Text wrangling is the work of turning messy strings into something you can analyze. This chapter built up two toolkits for it.

String methods came first. The .str accessor applies Python’s string operations to a whole column, and chaining a few of them, lowercase, strip, replace, is enough to canonicalize most categorical text. That is what let two tables with mismatched county spellings finally join.

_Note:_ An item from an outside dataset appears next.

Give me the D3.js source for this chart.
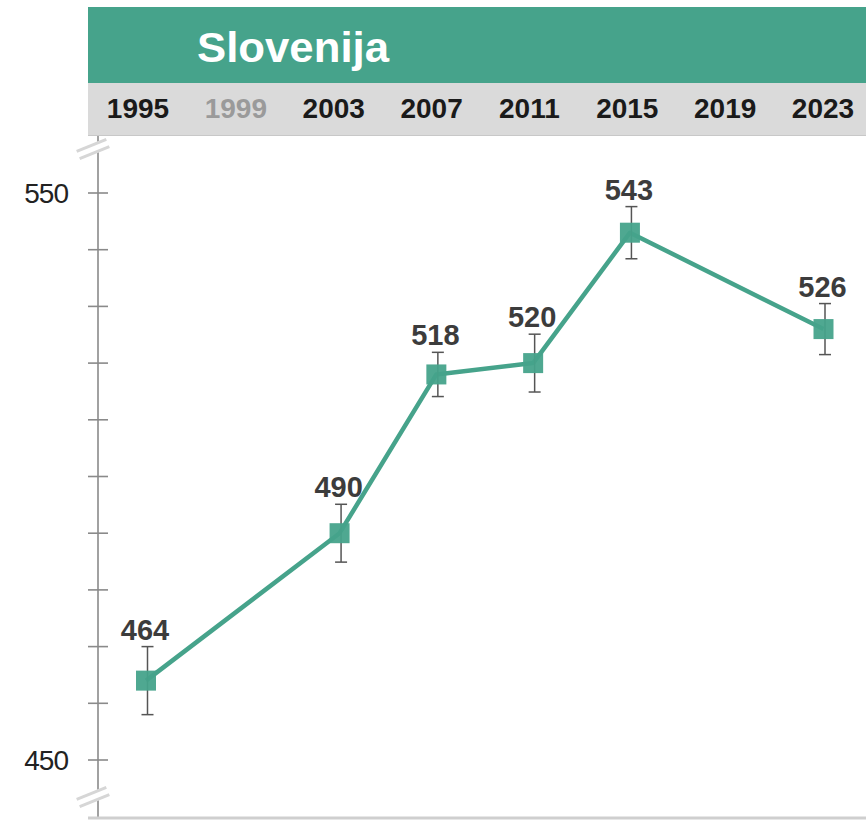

Regular expressions came second, for the jobs that fixed substrings cannot reach. A regex describes a pattern rather than an exact string, so it can find a date wherever it sits in a line, pull apart a timestamp into its pieces, or recode thousands of free-text descriptions by keyword. In pandas, .str.extract, .str.findall, .str.replace, and .str.contains all take a regex and run it across an entire column.

Which tool when¶

Reach for a plain string method when the change is the same everywhere: a known substring to remove, a case to fix, whitespace to trim. It is clearer to read and easier to get right.
Reach for a regular expression when the thing you are matching varies from row to row, or when you need to capture parts of a match. Anything shaped like a date, an ID, an IP address, or a bracketed note is regex territory.

Where this leads¶

Clean text feeds everything downstream. The visualization chapters assume your categories are already canonicalized, and the modeling chapters assume your features are already extracted. The restaurant case study showed the whole arc in miniature: wrangle the text, count the keywords, then let the analysis reveal how violations track with inspection scores.